3/14/13

The Well-Coiffed Man

What do you guys think of when you see a metro sexual man? Personally I don't think too much of it. I think that they are just high maintenance. In the reading, The Well-Coiffed Man by Kristen Barber, she described how traditionally metro sexual men have been associated with femininity and homosexuality, but now with they are viewed as objects of signalized object destabilizing gender dichotomies. This beauty culture not only relates to gender but is tied with race, class, gender, sexuality and age.

For women, it is more than just about beauty it is about grooming the body in a way that reflects a certain social status. For men, it is about embodying a class based masculinity. Not all men are able to indulge in the beauty culture. Only those with enough disposable income are able to afford the higher prices of a salon.
They create a distinction between themselves and the average working class men, while still being able to distance themselves from the feminine character. To observe this they used a case study held at Shear Style to see how the men felt about their participation in the beauty culture.
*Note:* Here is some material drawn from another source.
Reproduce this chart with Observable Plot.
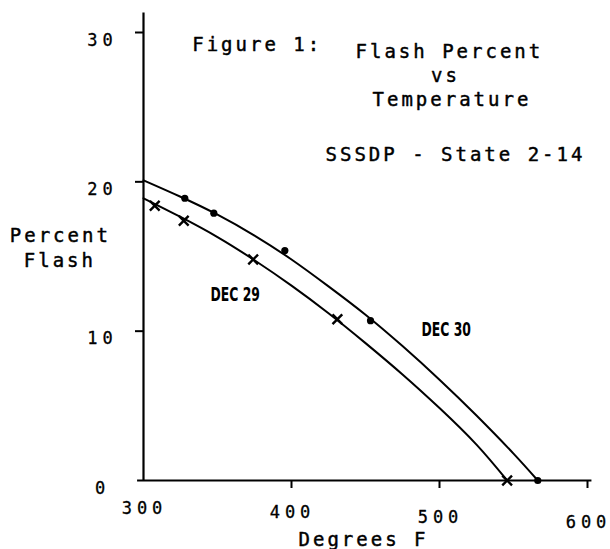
<!DOCTYPE html>
<html><head><meta charset="utf-8">
<script src="https://cdn.jsdelivr.net/npm/d3@7"></script>
<script src="https://cdn.jsdelivr.net/npm/@observablehq/plot@0.6"></script>
<style>
html,body{margin:0;padding:0;background:#fff;}
svg{display:block;}
</style></head><body><div id="chart"></div>
<script>
// Measured points (Dec 30 = dots, Dec 29 = crosses)
const dec30Temp  = [327.9, 347.5, 395.5, 453.4, 566.4];
const dec30Flash = [18.9, 17.9, 15.4, 10.7, 0];
const dec29Temp  = [307.6, 327.2, 374.1, 431.0, 545.7];
const dec29Flash = [18.4, 17.4, 14.8, 10.8, 0];
// Hand-fitted curves as drawn
const dec30CurveTemp  = [300, 325, 350, 375, 400, 425, 450, 475, 500, 525, 550, 566.4];
const dec30CurveFlash = [20.1, 19.0, 17.8, 16.4, 14.8, 13.0, 11.1, 9.0, 6.75, 4.35, 1.8, 0];
const dec29CurveTemp  = [300, 325, 350, 375, 400, 425, 450, 475, 500, 525, 545.7];
const dec29CurveFlash = [18.9, 17.65, 16.3, 14.75, 13.05, 11.2, 9.2, 7.1, 4.85, 2.4, 0];
// Axes
const xTickValues = [300, 400, 500, 600];
const yTickValues = [0, 10, 20, 30];
const xDomain = [300, 600];
const yDomain = [0, 30];
const yAxisTop = 31.3;
const xAxisExtent = [296, 603];
// Texts
const titleLine1a = "Figure 1:";
const titleLine1b = "Flash Percent";
const titleLine2 = "vs";
const titleLine3 = "Temperature";
const titleLine4 = "SSSDP - State 2-14";
const yLabelLines = ["Percent", "Flash"];
const xLabel = "Degrees F";
const seriesNames = ["DEC 29", "DEC 30"];

const mono = "DejaVu Sans Mono, monospace";
const txt = (s, anchor, dx, dy, extra = {}) => Plot.text([s], {
  text: d => d, frameAnchor: anchor, dx, dy, textAnchor: "start", lineAnchor: "bottom",
  fontFamily: mono, fontSize: 19, fill: "black", stroke: "black", strokeWidth: 0.45, ...extra
});
const seriesFont = "DejaVu Sans, sans-serif";

const marks = [
  Plot.ruleX([300], {y1: 0, y2: yAxisTop, stroke: "black", strokeWidth: 2.2}),
  Plot.ruleY([0], {x1: xAxisExtent[0], x2: xAxisExtent[1], stroke: "black", strokeWidth: 2.2}),
  Plot.axisX(xTickValues.slice(1), {tickSize: 8, tickFormat: () => "", label: null, strokeWidth: 2}),
  Plot.axisY(yTickValues.slice(1), {tickSize: 8, tickFormat: () => "", label: null, strokeWidth: 2}),
  // curves
  Plot.line(dec30CurveTemp, {x: d => d, y: (d, i) => dec30CurveFlash[i], curve: "natural", stroke: "black", strokeWidth: 2}),
  Plot.line(dec29CurveTemp, {x: d => d, y: (d, i) => dec29CurveFlash[i], curve: "natural", stroke: "black", strokeWidth: 2}),
  // points
  Plot.dot(dec30Temp, {x: d => d, y: (d, i) => dec30Flash[i], r: 3.6, fill: "black", stroke: "none"}),
  Plot.dot(dec29Temp, {x: d => d, y: (d, i) => dec29Flash[i], symbol: "times", r: 4.5, stroke: "black", strokeWidth: 2.4}),
  // tick labels
  ...xTickValues.map((t, i) => Plot.text([t], {x: d => d, text: d => String(d), frameAnchor: "bottom",
      dx: 1, dy: 33.3 + 4.65 * i, textAnchor: "middle", lineAnchor: "bottom",
      fontFamily: mono, fontSize: 17, fill: "black", stroke: "black", strokeWidth: 0.3})),
  Plot.text(yTickValues, {y: d => d, text: d => String(d), frameAnchor: "left", dx: -41, dy: 13,
      textAnchor: "middle", lineAnchor: "bottom", fontFamily: mono, fontSize: 17, fill: "black", stroke: "black", strokeWidth: 0.3}),
  // title block
  txt(titleLine1a, "top-left", 48.7, 18.7),
  txt(titleLine1b, "top-left", 212, 25.3),
  txt(titleLine2, "top-left", 302, 49.7, {textAnchor: "middle"}),
  txt(titleLine3, "top-left", 229, 73),
  txt(titleLine4, "top-left", 182, 128),
  // axis labels
  txt(yLabelLines[0], "top-left", -133.7, 209.7),
  txt(yLabelLines[1], "top-left", -119.7, 234),
  txt(xLabel, "bottom-left", 155, 65),
  // series labels
  Plot.text([seriesNames[0]], {text: d => d, frameAnchor: "top-left", dx: 67, dy: 268, textAnchor: "start", lineAnchor: "bottom",
      fontFamily: seriesFont, fontWeight: "bold", fontSize: 20, fill: "black"}),
  Plot.text([seriesNames[1]], {text: d => d, frameAnchor: "top-left", dx: 278, dy: 303, textAnchor: "start", lineAnchor: "bottom",
      fontFamily: seriesFont, fontWeight: "bold", fontSize: 20, fill: "black"})
];

const chart = Plot.plot({
  width: 610, height: 549,
  marginLeft: 143, marginRight: 23, marginTop: 32, marginBottom: 69,
  x: {domain: xDomain, axis: null},
  y: {domain: yDomain, axis: null},
  style: {background: "white", color: "black", overflow: "visible"},
  marks
});
document.getElementById("chart").appendChild(chart);
const svg = d3.select(chart);
svg.selectAll('g[font-size="19"] text').style("letter-spacing", "3px");
svg.selectAll('g[font-size="17"] text').style("letter-spacing", "5px");
svg.selectAll('g[font-weight="bold"] text').each(function () {
  const bb = this.getBBox();
  const x0 = bb.x;
  const t = this.getAttribute("transform") || "";
  this.setAttribute("transform", `${t} translate(${x0},0) scale(0.62,1) translate(${-x0},0)`);
});
</script>
</body></html>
It was interesting to see that the men saw the salon as very different from the barbershop, while still being able to maintain their masculinity. Their motivation lied in being pampered, building personal relationships with their stylists, and getting a "stylish, white professional-class embodiment". I could not help but think that this is not so different for females. I know that in my salon, I have one lady in particular that I only go to, no only because she is good but because I have built a bond with her. I Like to have updated haircuts and styles and I definitely love relaxing and getting my head massaged. This goes to show that, at least in the beauty works culture men and women don't fit the dichotomous gender role. It seems like we both fit in the grey area, liking a lot of the same things. Based on your experiences in the salon, if you have been there, do you feel that they closely relate to the opinions of those who went to Shear Style? How about those who have seen metro sexual men or know one, what do you feel they are like, feminine or just high maintenance?

13 comments:

  1. The term "metrosexual" isn't real. Its only purpose is to reaffirm the masculinity and heterosexuality of men who are insecure. This is why gender is so problematic. Being pampered shouldn't make someone more or less of a man or more or less of a woman. Everyone should have the opportunity to feel good about themselves in whatever way they find necessary.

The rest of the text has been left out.